Pleasance Dome, Edinburgh

Stardust is all about cocaine – its history, its usage, its properties. It’s about the way a tribal drug, used for thousands of years in religious ceremonies has been taken up by the Western world, exploited and commodified; how people are enslaved by it, murdered because of it and how casual users across the Western world, no matter how they might protest, now have blood on their hands. Make no mistake, this is a hard-hitting piece.

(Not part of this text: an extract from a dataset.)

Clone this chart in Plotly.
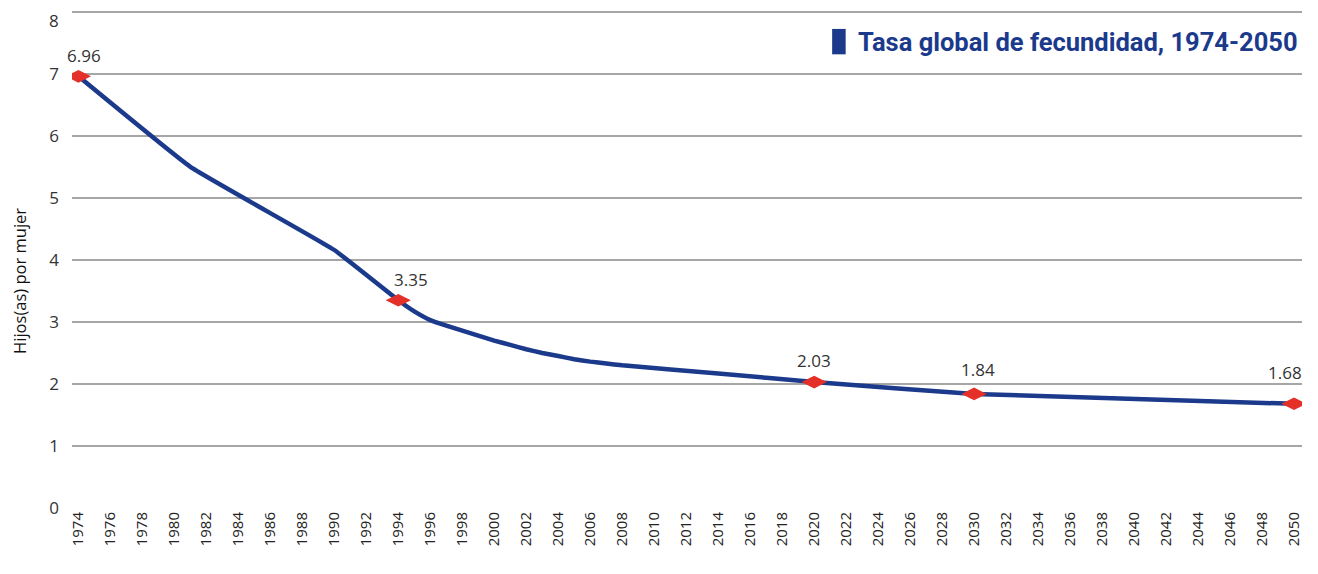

Our MC for this show is Miguel Hernando Torres Umba, a charismatic artist/performer making his debut at the Fringe. He uses many different techniques to get his story across. There are dreamy back projections, and ethereal music. For one section he adopts the persona of a game show host and gets the entire audience to interact with him. In another, he spoofs the famous scene from Scarface where Pacino takes all those bullets. Oh, and did I mention that he’s also an incredible dancer? One section where he depicts, through dance, the way that cocaine acts on the senses is a real highlight for me. He dances like he’s just inadvertently stepped on a 60,000 volt cable… leaping and scrambling around the stage until the inevitable comedown hits him and everything goes eerily into slow motion.

There are plenty of laughs scattered throughout this exciting multi-media show, but it clearly has a very serious message. Umba now lives in London, but was born in Colombia and is understandably sick of the way his nation is habitually depicted, how everybody in the West assumes that his countrymen are all drug dealers. He demonstrates very effectively how the people that grow coca are themselves victims of the organised crime that has grown up around the harvesting of the plant. There are the harrowing testimonies of people too scared not to grow it, people who have seen their relatives tortured and murdered in order to make them obey.

This is a powerful polemic delivered as a slice of entertainment, sharp enough and affecting enough to change hearts and minds. Go and see this and, whatever your views on cocaine, prepare to be enlightened.